The video, titled “Be Always With Us” handles the challenges of motherhood, and it has been used as educational material in courses for social workers specialised in problems of families with little kids. The video has also been shown to mothers preparing for giving birth. I think that due to this kind of non-conventional use “Be Always With Us” has connections to community dance, although it’s not an outcome of a community dance project as such. However, the video has done quite well in the art scene as well - in 2003 it won the 1st price in the Cinedans festival in Amsterdam.
I’ve done a few dance videos since then, and some of them could be called community dance. One was a commissioned work for the Deaconess Institute, a choreography performed by female clients of the Institute’s social services. We chose video to be the final format of the piece, since the work was too fragile to be performed live. In my opinion the process of making the video was more significant than the actual result. Commitment to the project with all the rehearsals and shootings was obviously helping many of the women to gather themselves and take the first steps in returning back to normal life.

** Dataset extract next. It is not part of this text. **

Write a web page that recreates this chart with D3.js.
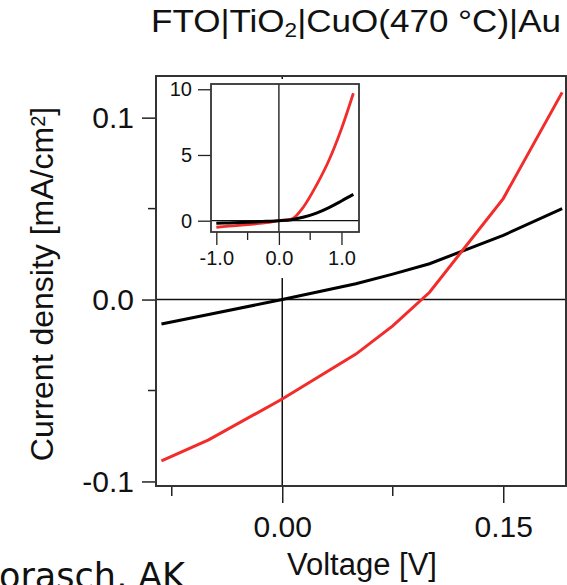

Another video released in 2007, called “Close the door, please”, included participants from two dance courses I was having in my neighborhood, one for children and one for elderly people. A mixed group of kids and seniors ended up dancing in the video, which tried to capture the similarities of childhood and old age. “Close the door, please” has been shown in dance festivals, but also instead of slides or powerpoints in seminars handling treatment of senior citizens.
There is still one community I want to mention in relation to my work, although it might seem a bit off-topic, namely my family. My husband Antti Ikonen has composed all my choreographies, including the videos, since we first met in the mid 1990’s. Sharing the joys and worries of both work and private life with the same person can be rather challenging, but even though the process of making the pieces is sometimes loaded with emotional tension, the seamlessness of movement and music in the end result compensates all the extra effort.
All of our four children have also been performing in my pieces, both on stage and on screen. Teaching and directing one’s own children is not at all easy, and every now and then I have been blaming myself for using “child labour” for selfish purposes. However, so far my children have been proud of the results and enthusiastic about having the chance to participate their parents’ projects. I’ve been telling them - and most of all to myself - that on the day they want to take distance to my world in order to start becoming independent, I will have no objections. My aim is not to decide about their life or career, and I’m not even sure if I can recommend them the hard-working life of an artist. Nevertheless, I believe that all the dance and music we’ve done together has made our family a better community for them and their growth.